Tumore al seno metastatico: convivere con la malattia. La storia di Alice
— di Ilaria Coro
La scoperta di un nodulo al seno durante l’università, poi un lunghissimo sospiro di sollievo. Fino a quando a 34 anni il tumore corre così veloce da raggiungere anche le ossa. Una diagnosi che ribalta la visione della vita proiettando Alice in un futuro legato a doppio filo a farmaci e a ospedali. Uno in particolare: il Policlinico di Milano, dove alla Breast Unit Alice ha incontrato specialisti che le hanno spiegato come la ricerca dia la speranza di poter guardare oltre le statistiche.
La diagnosi
Per Alice la prevenzione è la regola: la pratica dal 2009, dall’età di 21 anni quando si è accorta di un piccolo nodulo al seno. In breve tempo, ha fatto visite ed esami, tra cui anche un agoaspirato risultato negativo per la ricerca di cellule tumorali maligne. “Da allora ho continuato i controlli, facendo l’ecografia al seno ogni anno.
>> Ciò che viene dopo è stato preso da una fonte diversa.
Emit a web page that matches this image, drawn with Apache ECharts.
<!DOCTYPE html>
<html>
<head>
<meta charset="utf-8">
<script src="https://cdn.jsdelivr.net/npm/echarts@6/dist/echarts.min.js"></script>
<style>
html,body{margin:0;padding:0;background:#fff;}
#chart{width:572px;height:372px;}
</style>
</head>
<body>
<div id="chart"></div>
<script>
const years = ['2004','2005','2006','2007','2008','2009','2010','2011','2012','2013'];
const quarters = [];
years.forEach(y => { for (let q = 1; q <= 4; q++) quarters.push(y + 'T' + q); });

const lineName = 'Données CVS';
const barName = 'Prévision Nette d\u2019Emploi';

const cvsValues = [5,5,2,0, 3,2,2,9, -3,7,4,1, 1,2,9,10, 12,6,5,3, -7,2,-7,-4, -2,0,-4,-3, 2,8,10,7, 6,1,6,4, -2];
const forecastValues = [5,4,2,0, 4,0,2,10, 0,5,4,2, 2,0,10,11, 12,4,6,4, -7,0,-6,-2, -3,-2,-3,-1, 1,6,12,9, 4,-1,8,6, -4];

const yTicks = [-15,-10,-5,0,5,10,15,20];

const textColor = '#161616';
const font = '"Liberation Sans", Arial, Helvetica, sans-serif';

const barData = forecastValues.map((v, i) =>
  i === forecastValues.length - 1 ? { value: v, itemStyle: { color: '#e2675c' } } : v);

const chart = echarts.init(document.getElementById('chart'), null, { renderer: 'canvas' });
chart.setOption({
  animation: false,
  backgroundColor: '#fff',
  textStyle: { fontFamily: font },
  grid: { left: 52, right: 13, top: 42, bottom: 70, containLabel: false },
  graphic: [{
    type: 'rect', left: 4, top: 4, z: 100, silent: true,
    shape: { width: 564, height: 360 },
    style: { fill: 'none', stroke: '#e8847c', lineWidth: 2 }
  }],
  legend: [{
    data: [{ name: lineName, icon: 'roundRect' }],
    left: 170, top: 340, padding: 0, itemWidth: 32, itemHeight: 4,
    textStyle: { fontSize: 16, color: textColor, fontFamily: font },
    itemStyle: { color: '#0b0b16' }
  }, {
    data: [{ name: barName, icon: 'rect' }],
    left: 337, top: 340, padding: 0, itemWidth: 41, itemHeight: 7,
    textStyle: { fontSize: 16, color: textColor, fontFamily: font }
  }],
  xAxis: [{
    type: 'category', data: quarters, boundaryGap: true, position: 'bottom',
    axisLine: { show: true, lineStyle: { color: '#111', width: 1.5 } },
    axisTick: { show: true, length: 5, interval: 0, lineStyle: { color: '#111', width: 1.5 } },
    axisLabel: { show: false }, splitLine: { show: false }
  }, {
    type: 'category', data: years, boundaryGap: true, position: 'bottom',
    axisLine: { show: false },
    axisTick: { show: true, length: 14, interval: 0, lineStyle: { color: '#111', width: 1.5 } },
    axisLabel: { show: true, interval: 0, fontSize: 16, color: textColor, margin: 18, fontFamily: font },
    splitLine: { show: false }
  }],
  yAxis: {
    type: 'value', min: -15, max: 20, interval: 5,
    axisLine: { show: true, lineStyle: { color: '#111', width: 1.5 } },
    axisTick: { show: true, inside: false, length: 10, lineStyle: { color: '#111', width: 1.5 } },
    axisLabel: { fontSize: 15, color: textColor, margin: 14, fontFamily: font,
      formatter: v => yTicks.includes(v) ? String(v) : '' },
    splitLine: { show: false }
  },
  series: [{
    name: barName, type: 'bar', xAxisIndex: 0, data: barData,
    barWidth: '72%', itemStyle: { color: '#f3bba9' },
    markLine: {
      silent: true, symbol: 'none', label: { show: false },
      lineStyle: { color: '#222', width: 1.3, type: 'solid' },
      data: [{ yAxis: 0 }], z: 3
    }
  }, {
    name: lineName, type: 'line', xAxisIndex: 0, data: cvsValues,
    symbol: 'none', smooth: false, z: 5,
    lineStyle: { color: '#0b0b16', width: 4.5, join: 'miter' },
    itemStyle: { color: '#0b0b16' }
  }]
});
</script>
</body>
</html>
Fino al 2022, quando la radiologa si è accorta che il nodulo aveva sviluppato una forma ‘strana’ e che era necessario fare ulteriori approfondimenti” racconta Alice “A quel punto mi sono subito rivolta alla Clinica Mangiagalli del Policlinico di Milano”. Un ospedale che Alice conosce bene, perché da diversi anni ci lavora. Alla Mangiagalli - gli specialisti da sempre in prima linea per la diagnosi e la cura del tumore al seno - “la biopsia ha confermato il sospetto iniziale e altri esami hanno mostrato come il tumore si fosse già esteso anche in altre parti del corpo con alcune metastasi ossee. Iniziare subito la terapia mi ha permesso di bloccarne la diffusione e di ridurre le lesioni”.
Vivere con la malattia
Grazie ai progressi della medicina, infatti, gli effetti collaterali si sono ridotti notevolmente. “La cura che sto seguendo mi consente di fare la vita di una persona normale della mia età senza grossi problemi. A livello fisico non mi sembra di essere malata perché effettivamente non ho sintomi particolari” spiega Alice “L’impatto della diagnosi è stato molto forte, ha cambiato la prospettiva della mia vita, di una persona di 34 anni, che improvvisamente si sente restringere il suo futuro perché, a livello statistico, il suo tempo è più limitato rispetto ad altri. Un avvenire più faticoso, in cui diventa fondamentale l’esercizio di rimanere ancorati al presente senza pensare troppo in là perché altrimenti sarebbe come affacciarsi sul vuoto e avere la sensazione di essere risucchiati da un vortice. Ancora più che nel corpo, il vero cambiamento è stato a livello psicologico”.
Il ruolo degli specialisti della Breast Unit del Policlinico di Milano
“Un aspetto importante è che tutti i dottori e le dottoresse che ho incontrato nel mio percorso di cura mi hanno sempre trasmesso la speranza, che grazie alla ricerca, è possibile che risponda alle terapie per molto tempo. Ovviamente è solo una speranza ma che però aiuta ad andare avanti. Fondamentale è stato anche il supporto psicologico che ho trovato nella Breast Unit”. Se Alice potesse parlare a tutte le donne con la sua malattia, direbbe loro: “Non bisogna aver paura di chiedere un aiuto. Avere una persona con cui parlare al di fuori della cerchia dei parenti fornisce gli strumenti per affrontare una situazione così complessa. Basta anche un’ora ogni settimana o ogni quindici giorni per spostare l’attenzione dalla malattia e avere una visione più generale. Aiuta ad apprezzare tutto quello che si vive ogni giorno. Secondo me, la natura umana è quella di adattarsi, sicuramente farlo con i mezzi giusti permette di convivere meglio con la malattia”.
In foto Ornella Garrone direttore del team dell'Oncologia Medica che sta seguendo Alice nel suo percorso di cura.